O discurso demagógico generalizado das últimas décadas não corrompe apenas as massas, mas os próprios valores da democracia e da cidadania, da vida, da igualdade, da liberdade, da propriedade, da moralidade e da justiça. E quanto mais a grande mídia cobre as transgressões generalizadas em face da ordem e da lei, menor o espaço para as condenações da justiça, menor o discernimento entre democracia e demagogia, maior o baixo nível da atividade política no imaginário social do país. Liberdade é corrompida como licenciosidade sem o limite da lei. Cidadania como reivindicação de direitos sociais ilimitados, sem jamais as contrapartidas dos deveres políticos e cívicos. Igualdade perante a lei foi corrompida pela inatingível quimera da igualdade social. A propriedade foi corrompida como usurpação coletiva e não como produto do trabalho. A vida mesma, valor maior dentre todos os valores humanos, foi corrompida pelas alegadas condições de vida. E a justiça, razão de ser maior do estado, se corrompeu no populismo da justiça social. Quando todos sabem que a responsabilidade é o preço do livre-arbítrio! E ninguém é livre se não responde por suas escolhas, a necessária condição da liberdade. Como a própria lei que no Brasil é desprovida de senso moral ou moralidade pública.

Quando o presidente da Câmara, Sr Henrique Alves, afirma que desconhece a motivação dos jovens nas manifestações, demonstra não só a pré-falência da instituição que preside, quanto a própria incompetência para o cargo. O que legitima o abaixo-assinado de 1,5 milhão de  cidadãos pela renúncia de seu comparsa Renan Calheiros, e dá motivo de sobra para que os jovens saiam às ruas. Pois não cabe aos jovens a ação propositiva para as mudanças que estão a exigir.

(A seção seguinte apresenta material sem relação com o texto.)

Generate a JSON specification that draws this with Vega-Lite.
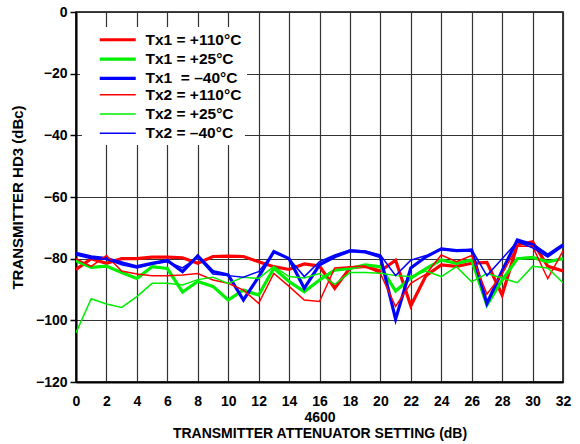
{
  "$schema": "https://vega.github.io/schema/vega-lite/v6.json",
  "width": 487,
  "height": 370,
  "autosize": "none",
  "padding": {"left": 76, "top": 12, "right": 17, "bottom": 62},
  "background": "white",
  "config": {
    "font": "Liberation Sans",
    "view": {"stroke": "#000", "strokeWidth": 1.5},
    "axis": {
      "labelFont": "Liberation Sans", "labelFontWeight": "bold", "labelFontSize": 14, "labelColor": "#000",
      "titleFont": "Liberation Sans", "titleFontWeight": "bold", "titleFontSize": 14, "titleColor": "#000",
      "gridColor": "#333", "gridWidth": 1.2, "gridOpacity": 1,
      "domainColor": "#000", "domainWidth": 2, "tickColor": "#000", "tickWidth": 1.5
    },
    "legend": {
      "labelFont": "Liberation Sans", "labelFontWeight": "bold", "labelFontSize": 15.5, "labelColor": "#000"
    }
  },
  "data": {"values": [
    {"x":0,"s":"A","v":-83.5},{"x":1,"s":"A","v":-80},{"x":2,"s":"A","v":-81.5},{"x":3,"s":"A","v":-80},{"x":4,"s":"A","v":-80},{"x":5,"s":"A","v":-79.5},{"x":6,"s":"A","v":-79.5},{"x":7,"s":"A","v":-79.7},{"x":8,"s":"A","v":-81.5},{"x":9,"s":"A","v":-79.3},{"x":10,"s":"A","v":-79.2},{"x":11,"s":"A","v":-79.3},{"x":12,"s":"A","v":-81},{"x":13,"s":"A","v":-82.6},{"x":14,"s":"A","v":-83.5},{"x":15,"s":"A","v":-81.7},{"x":16,"s":"A","v":-82.4},{"x":17,"s":"A","v":-89.6},{"x":18,"s":"A","v":-83},{"x":19,"s":"A","v":-82.5},{"x":20,"s":"A","v":-84},{"x":21,"s":"A","v":-80.5},{"x":22,"s":"A","v":-95.3},{"x":23,"s":"A","v":-85.5},{"x":24,"s":"A","v":-82},{"x":25,"s":"A","v":-82.5},{"x":26,"s":"A","v":-81.5},{"x":27,"s":"A","v":-81.2},{"x":28,"s":"A","v":-91.8},{"x":29,"s":"A","v":-75.5},{"x":30,"s":"A","v":-74.5},{"x":31,"s":"A","v":-82.5},{"x":32,"s":"A","v":-84},
    {"x":0,"s":"B","v":-80.7},{"x":1,"s":"B","v":-82.8},{"x":2,"s":"B","v":-82.4},{"x":3,"s":"B","v":-84.5},{"x":4,"s":"B","v":-86.4},{"x":5,"s":"B","v":-82.6},{"x":6,"s":"B","v":-83.2},{"x":7,"s":"B","v":-90.8},{"x":8,"s":"B","v":-87.4},{"x":9,"s":"B","v":-89},{"x":10,"s":"B","v":-93.4},{"x":11,"s":"B","v":-90.2},{"x":12,"s":"B","v":-91.8},{"x":13,"s":"B","v":-83.1},{"x":14,"s":"B","v":-87.4},{"x":15,"s":"B","v":-90.7},{"x":16,"s":"B","v":-86.9},{"x":17,"s":"B","v":-83.7},{"x":18,"s":"B","v":-83.2},{"x":19,"s":"B","v":-82},{"x":20,"s":"B","v":-82.6},{"x":21,"s":"B","v":-90.5},{"x":22,"s":"B","v":-86.3},{"x":23,"s":"B","v":-83.2},{"x":24,"s":"B","v":-80.4},{"x":25,"s":"B","v":-81.5},{"x":26,"s":"B","v":-80.4},{"x":27,"s":"B","v":-95},{"x":28,"s":"B","v":-87},{"x":29,"s":"B","v":-80},{"x":30,"s":"B","v":-79.6},{"x":31,"s":"B","v":-81},{"x":32,"s":"B","v":-80},
    {"x":0,"s":"C","v":-78.3},{"x":1,"s":"C","v":-79.4},{"x":2,"s":"C","v":-80},{"x":3,"s":"C","v":-81.3},{"x":4,"s":"C","v":-82.6},{"x":5,"s":"C","v":-81.5},{"x":6,"s":"C","v":-80.6},{"x":7,"s":"C","v":-84.2},{"x":8,"s":"C","v":-79.1},{"x":9,"s":"C","v":-84.2},{"x":10,"s":"C","v":-85.3},{"x":11,"s":"C","v":-93.4},{"x":12,"s":"C","v":-85.9},{"x":13,"s":"C","v":-77.7},{"x":14,"s":"C","v":-80},{"x":15,"s":"C","v":-89.6},{"x":16,"s":"C","v":-82},{"x":17,"s":"C","v":-79.4},{"x":18,"s":"C","v":-77.5},{"x":19,"s":"C","v":-77.8},{"x":20,"s":"C","v":-79.4},{"x":21,"s":"C","v":-99.6},{"x":22,"s":"C","v":-83},{"x":23,"s":"C","v":-79.4},{"x":24,"s":"C","v":-76.8},{"x":25,"s":"C","v":-77.4},{"x":26,"s":"C","v":-77.2},{"x":27,"s":"C","v":-94.5},{"x":28,"s":"C","v":-84},{"x":29,"s":"C","v":-73.9},{"x":30,"s":"C","v":-75.5},{"x":31,"s":"C","v":-78.8},{"x":32,"s":"C","v":-75.5},
    {"x":0,"s":"D","v":-80},{"x":1,"s":"D","v":-82.5},{"x":2,"s":"D","v":-79},{"x":3,"s":"D","v":-84},{"x":4,"s":"D","v":-85},{"x":5,"s":"D","v":-85.5},{"x":6,"s":"D","v":-85.5},{"x":7,"s":"D","v":-85.3},{"x":8,"s":"D","v":-84.8},{"x":9,"s":"D","v":-86.9},{"x":10,"s":"D","v":-88},{"x":11,"s":"D","v":-90.2},{"x":12,"s":"D","v":-94.5},{"x":13,"s":"D","v":-84.8},{"x":14,"s":"D","v":-89},{"x":15,"s":"D","v":-93.4},{"x":16,"s":"D","v":-93.9},{"x":17,"s":"D","v":-83},{"x":18,"s":"D","v":-82.6},{"x":19,"s":"D","v":-82.4},{"x":20,"s":"D","v":-84.8},{"x":21,"s":"D","v":-95.5},{"x":22,"s":"D","v":-88},{"x":23,"s":"D","v":-85},{"x":24,"s":"D","v":-78.8},{"x":25,"s":"D","v":-81},{"x":26,"s":"D","v":-79},{"x":27,"s":"D","v":-91.5},{"x":28,"s":"D","v":-85},{"x":29,"s":"D","v":-76},{"x":30,"s":"D","v":-76},{"x":31,"s":"D","v":-86.5},{"x":32,"s":"D","v":-77.5},
    {"x":0,"s":"E","v":-104},{"x":1,"s":"E","v":-93},{"x":2,"s":"E","v":-94.7},{"x":3,"s":"E","v":-95.8},{"x":4,"s":"E","v":-92.3},{"x":5,"s":"E","v":-88},{"x":6,"s":"E","v":-88},{"x":7,"s":"E","v":-88.5},{"x":8,"s":"E","v":-86.8},{"x":9,"s":"E","v":-86},{"x":10,"s":"E","v":-88},{"x":11,"s":"E","v":-86},{"x":12,"s":"E","v":-86.4},{"x":13,"s":"E","v":-82.5},{"x":14,"s":"E","v":-85.8},{"x":15,"s":"E","v":-86.3},{"x":16,"s":"E","v":-84.8},{"x":17,"s":"E","v":-88.3},{"x":18,"s":"E","v":-84.5},{"x":19,"s":"E","v":-84.5},{"x":20,"s":"E","v":-84.7},{"x":21,"s":"E","v":-85.5},{"x":22,"s":"E","v":-85.8},{"x":23,"s":"E","v":-84},{"x":24,"s":"E","v":-85.8},{"x":25,"s":"E","v":-82.6},{"x":26,"s":"E","v":-87.5},{"x":27,"s":"E","v":-84.8},{"x":28,"s":"E","v":-86.3},{"x":29,"s":"E","v":-87.8},{"x":30,"s":"E","v":-82.5},{"x":31,"s":"E","v":-83},{"x":32,"s":"E","v":-87.8},
    {"x":0,"s":"F","v":-78.8},{"x":1,"s":"F","v":-80},{"x":2,"s":"F","v":-80.2},{"x":3,"s":"F","v":-82},{"x":4,"s":"F","v":-83},{"x":5,"s":"F","v":-81.8},{"x":6,"s":"F","v":-81},{"x":7,"s":"F","v":-83},{"x":8,"s":"F","v":-79.5},{"x":9,"s":"F","v":-85},{"x":10,"s":"F","v":-85.5},{"x":11,"s":"F","v":-86},{"x":12,"s":"F","v":-84.2},{"x":13,"s":"F","v":-78},{"x":14,"s":"F","v":-80},{"x":15,"s":"F","v":-85.8},{"x":16,"s":"F","v":-81},{"x":17,"s":"F","v":-78.8},{"x":18,"s":"F","v":-77.2},{"x":19,"s":"F","v":-77.5},{"x":20,"s":"F","v":-78.8},{"x":21,"s":"F","v":-85.5},{"x":22,"s":"F","v":-80.5},{"x":23,"s":"F","v":-79},{"x":24,"s":"F","v":-77},{"x":25,"s":"F","v":-77.5},{"x":26,"s":"F","v":-77},{"x":27,"s":"F","v":-85.5},{"x":28,"s":"F","v":-80},{"x":29,"s":"F","v":-74.5},{"x":30,"s":"F","v":-76.5},{"x":31,"s":"F","v":-79.5},{"x":32,"s":"F","v":-76}
  ]},
  "transform": [
    {"lookup": "s", "from": {"data": {"values": [
      {"s":"A","label":"Tx1 = +110°C"},
      {"s":"B","label":"Tx1 = +25°C"},
      {"s":"C","label":"Tx1\u00a0 = –40°C"},
      {"s":"D","label":"Tx2 = +110°C"},
      {"s":"E","label":"Tx2 = +25°C"},
      {"s":"F","label":"Tx2 = –40°C"}
    ]}, "key": "s", "fields": ["label"]}}
  ],
  "encoding": {
    "x": {"field": "x", "type": "quantitative",
      "scale": {"domain": [0, 32], "nice": false},
      "axis": {"values": [0,2,4,6,8,10,12,14,16,18,20,22,24,26,28,30,32], "tickSize": 0, "labelPadding": 12,
        "title": ["4600", "TRANSMITTER ATTENUATOR SETTING (dB)"], "titlePadding": 2, "titleLineHeight": 16, "labelFlush": false}},
    "y": {"field": "v", "type": "quantitative",
      "scale": {"domain": [-120, 0], "nice": false},
      "axis": {"values": [-120,-100,-80,-60,-40,-20,0], "tickSize": 6, "labelPadding": 3,
        "title": "TRANSMITTER HD3 (dBc)", "titleFontSize": 15, "titlePadding": 10, "labelFlush": false}}
  },
  "layer": [
    {
      "transform": [{"filter": "datum.s == 'A' || datum.s == 'B' || datum.s == 'C'"}],
      "mark": {"type": "line", "strokeWidth": 3.2, "strokeJoin": "miter", "clip": true},
      "encoding": {
        "color": {"field": "label", "type": "nominal",
          "scale": {"domain": ["Tx1 = +110°C","Tx1 = +25°C","Tx1\u00a0 = –40°C"], "range": ["#ff0000","#00ee00","#0000ff"]},
          "legend": {"title": null, "orient": "none", "legendX": 4, "legendY": 15, "padding": 5,
            "fillColor": "white", "symbolType": "M-4,0H4", "symbolSize": 81, "symbolStrokeWidth": 3.2,
            "symbolOffset": 25, "labelOffset": 20, "rowPadding": 2.3}}
      }
    },
    {
      "transform": [{"filter": "datum.s == 'D' || datum.s == 'E' || datum.s == 'F'"}],
      "mark": {"type": "line", "strokeWidth": 1.5, "strokeJoin": "miter", "clip": true},
      "encoding": {
        "color": {"field": "label", "type": "nominal",
          "scale": {"domain": ["Tx2 = +110°C","Tx2 = +25°C","Tx2 = –40°C"], "range": ["#ff0000","#00ee00","#0000ff"]},
          "legend": {"title": null, "orient": "none", "legendX": 6, "legendY": 72, "padding": 3,
            "fillColor": "white", "symbolType": "M-4,0H4", "symbolSize": 81, "symbolStrokeWidth": 1.5,
            "symbolOffset": 25, "labelOffset": 20, "rowPadding": 2.3}}
      }
    }
  ],
  "resolve": {"scale": {"color": "independent"}, "legend": {"color": "independent"}}
}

Cabe à minoria dos cidadãos empreendedores e pagadores de impostos se juntar a dezenas de entidades da sociedade civil, que estão a lutar pela reforma política, através da campanha “Eleições Limpas”, defendendo itens essenciais como um novo sistema eleitoral transparente, a proibição de financiamento de campanhas por empresas e outros temas. Cabe, enfim, aos cidadãos formadores de opinião assumer sua responsabilidade política e não permitir que o julgamento da história empacado no Supremo, no lugar de marco de uma revolução em nossos costumes políticos, acabe sendo um estopim para uma convulsão social!